Posted : 9th October 2016 6:26 pm
(@Anonymous)
Posts: 0
 

Hi,

"You begrudge me my little hobby" is a classic CG manipulation line. It's nonsense. He's feeding an addiction, he's lying to you about what he's doing, he's dissipating money he can't afford, it's anti social and the very opposite of harmless. You meeting a friend for coffee is very nice for you but it doesn't involve feeding an addiction, presumably if it got delayed or cancelled it's not going to nag at you until you give in to the urge and meet a friend for coffee whilst lying to everyone about what you're doing and what you're spending.

It's back to the standard advice about getting as much info and support as possible so that you can make the best decisions for you.

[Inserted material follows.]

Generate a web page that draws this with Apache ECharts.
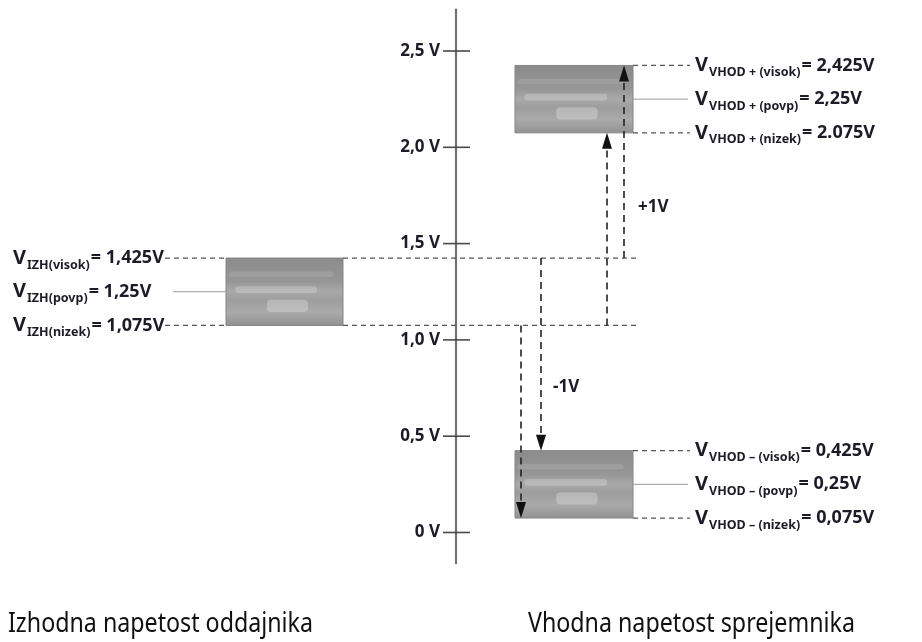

If you read round the forum, there's quite a few beleaguered gamblers out there who have managed to convince themselves that it's their spouses and families who make them place the bet. An active gambler is always going to try to manipulate but it's a whole lot better for you to recognise it as such and respond accordingly.

It's no good entering into futile arguments with him. State the truth as you see it and keep the responsibility for the gambling with him, where it belongs.

Take care of you, protect yourself financially and emotionally as best you can. It's a nightmare but your final choice is about what you tolerate. For what it's worth you're not alone.